While there is nothing in the Statement to send SMEs into frenzies of delight, there is nothing (in most cases, and with one notable exception) to cause paroxysms of despair either; and a few things which may help out a little. Employers’ NIC is abolished (from April 2015) for workers under 21; but I do wonder, in the light of recent publicity about poor educational standards of the young, if that will be enough to bribe employers to take on younger workers. Modest increases in the limits for SIPs and SAYE share schemes (from April 2014) marginally improve the attractiveness of these schemes but are not game-changing, though altruistic SME owners with no younger generation to inherit the business may find some attraction in the 3 new tax reliefs designed to encourage indirect employee ownership through the medium of employee ownership trusts.
The package of changes to business rates will be especially welcomed by beleaguered high street traders; these include the discount of £1,000 for small retail and catering premises; 50% re-occupation relief for businesses moving into retail premises which have been vacant for a year or more; and the extension of small business rates relief to qualifying businesses taking on an additional property.

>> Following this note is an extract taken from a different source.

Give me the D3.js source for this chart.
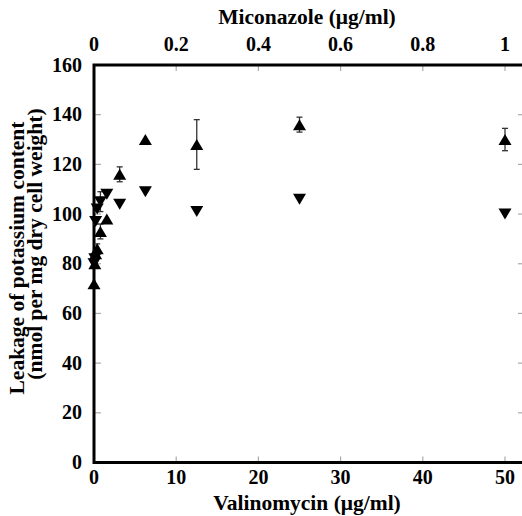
<!DOCTYPE html>
<html>
<head>
<meta charset="utf-8">
<script src="https://cdnjs.cloudflare.com/ajax/libs/d3/7.8.5/d3.min.js"></script>
<style>
  body { margin: 0; background: #fff; }
  svg { display: block; }
  text { font-family: "Liberation Serif", "Times New Roman", serif; font-weight: bold; fill: #000; }
</style>
</head>
<body>
<svg width="522" height="516"></svg>
<script>
// concentrations (valinomycin, ug/ml); miconazole top axis is the same positions / 50
var conc = [0, 0.1, 0.2, 0.39, 0.78, 1.56, 3.125, 6.25, 12.5, 25, 50];
var upVals = [72, 80, 84, 86, 93, 98, 116, 130, 128, 136, 130];
var upErr = [0, 1, 1.5, 2, 3, 0, 3, 0, 10, 3, 4.5];
var downVals = [80, 82, 97, 102, 105, 108, 104, 109, 101, 106, 100];
var downErr = [0, 0, 1, 1, 4, 0, 0, 0, 0, 0, 0];
var yTicks = [0, 20, 40, 60, 80, 100, 120, 140, 160];
var bottomTicks = [0, 10, 20, 30, 40, 50];
var topTicks = [0, 0.2, 0.4, 0.6, 0.8, 1];

(function() {
  var svg = d3.select("svg");
  var pLeft = 94, pRight = 525, pTop = 65, pBottom = 462.5;

  var x = d3.scaleLinear().domain([0, 50]).range([pLeft, 505]);
  var xTop = d3.scaleLinear().domain([0, 1]).range([pLeft, 505]);
  var y = d3.scaleLinear().domain([0, 160]).range([pBottom, pTop]);

  // gray inward tick marks
  var ticks = svg.append("g").attr("stroke", "#aaa").attr("stroke-width", 1.2);
  yTicks.forEach(function(t) {
    ticks.append("line").attr("x1", pLeft).attr("x2", pLeft + 7).attr("y1", y(t)).attr("y2", y(t));
    ticks.append("line").attr("x1", pRight - 7).attr("x2", pRight).attr("y1", y(t)).attr("y2", y(t));
  });
  bottomTicks.forEach(function(t) {
    ticks.append("line").attr("x1", x(t)).attr("x2", x(t)).attr("y1", pBottom).attr("y2", pBottom - 6);
  });
  topTicks.forEach(function(t) {
    ticks.append("line").attr("x1", xTop(t)).attr("x2", xTop(t)).attr("y1", pTop).attr("y2", pTop + 6);
  });

  // frame
  svg.append("rect")
    .attr("x", pLeft).attr("y", pTop)
    .attr("width", pRight - pLeft).attr("height", pBottom - pTop)
    .attr("fill", "none").attr("stroke", "#000").attr("stroke-width", 3);

  // tick labels
  svg.append("g").selectAll("text").data(yTicks).enter().append("text")
    .attr("x", 82).attr("y", function(d) { return y(d) + 6.5; })
    .attr("text-anchor", "end").attr("font-size", 20)
    .text(function(d) { return d; });

  svg.append("g").selectAll("text").data(bottomTicks).enter().append("text")
    .attr("x", function(d) { return x(d); }).attr("y", 484)
    .attr("text-anchor", "middle").attr("font-size", 20)
    .text(function(d) { return d; });

  svg.append("g").selectAll("text").data(topTicks).enter().append("text")
    .attr("x", function(d) { return xTop(d); }).attr("y", 51)
    .attr("text-anchor", "middle").attr("font-size", 20)
    .text(function(d) { return d; });

  // axis titles
  svg.append("text").attr("x", 307).attr("y", 510).attr("text-anchor", "middle")
    .attr("font-size", 21.5).text("Valinomycin (\u03bcg/ml)");
  svg.append("text").attr("x", 307).attr("y", 24).attr("text-anchor", "middle")
    .attr("font-size", 21.5).text("Miconazole (\u03bcg/ml)");
  svg.append("text").attr("transform", "translate(24,258) rotate(-90)")
    .attr("text-anchor", "middle").attr("font-size", 21.5)
    .text("Leakage of potassium content");
  svg.append("text").attr("transform", "translate(42,244) rotate(-90)")
    .attr("text-anchor", "middle").attr("font-size", 21.5)
    .text("(nmol per mg dry cell weight)");

  // error bars
  function errBars(vals, errs) {
    var g = svg.append("g").attr("stroke", "#333").attr("stroke-width", 1.3);
    conc.forEach(function(c, i) {
      if (!errs[i]) return;
      var cx = x(c), y1 = y(vals[i] - errs[i]), y2 = y(vals[i] + errs[i]);
      g.append("line").attr("x1", cx).attr("x2", cx).attr("y1", y1).attr("y2", y2);
      g.append("line").attr("x1", cx - 3).attr("x2", cx + 3).attr("y1", y1).attr("y2", y1);
      g.append("line").attr("x1", cx - 3).attr("x2", cx + 3).attr("y1", y2).attr("y2", y2);
    });
  }
  errBars(upVals, upErr);
  errBars(downVals, downErr);

  // markers
  function tri(cx, cy, dir) {
    var h = 5.5 * dir, w = 6.5;
    return "M" + (cx - w) + "," + (cy + h) + "L" + (cx + w) + "," + (cy + h) + "L" + cx + "," + (cy - h) + "Z";
  }
  svg.append("g").selectAll("path").data(conc).enter().append("path")
    .attr("d", function(d, i) { return tri(x(d), y(upVals[i]), 1); })
    .attr("fill", "#000");
  svg.append("g").selectAll("path").data(conc).enter().append("path")
    .attr("d", function(d, i) { return tri(x(d), y(downVals[i]), -1); })
    .attr("fill", "#000");
})();
</script>
</body>
</html>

The welcome conclusion of the consultation on close company “loans to participators” is that none of the proposed changes will be adopted in the immediate future. On the other hand the outcome of the consultation on taxation of partnerships will be unwelcome: the scope of the draft legislation is unclear but potentially seems to go further than was foreshadowed in the consultative document, extending not only to “mixed partnerships” as expected but also in some cases to pure “corporate partnerships”; certain aspects of the changes take immediate effect. For a more detailed briefing on corporate partnerships, click here.
Interestingly, the documents issued at the time of the Statement do not seem to refer to the separate proposal in the consultative document to treat certain members of LLPs as if they were employees. It would be too much to hope that that proposal (actually a comparatively sensible one) has been dropped: one assumes that further detail will follow.
The crackdown on avoidance and deferral continues apace: first, a taxpayer who declines to accept that he is bound by the outcome of a “test case” and litigates independently will be at risk of a penalty should he, too, lose: and, flushed with success in the Cotter case, the “pay now, litigate later” mantra of HMRC is to be backed by law in avoidance cases. Finally, hot on the heels of their FTT success in Boyle on “offshore contractors”, HMRC will be strengthening existing legislation dealing with employment via “offshore intermediaries” (essentially agencies) from April 2014.
Final thought: there are fewer than three weeks to go to Christmas. Yet the Chancellor insists that this is his “Autumn Statement”. Should we be worried that this man is out of touch, wildly optimistic or simply temporally challenged?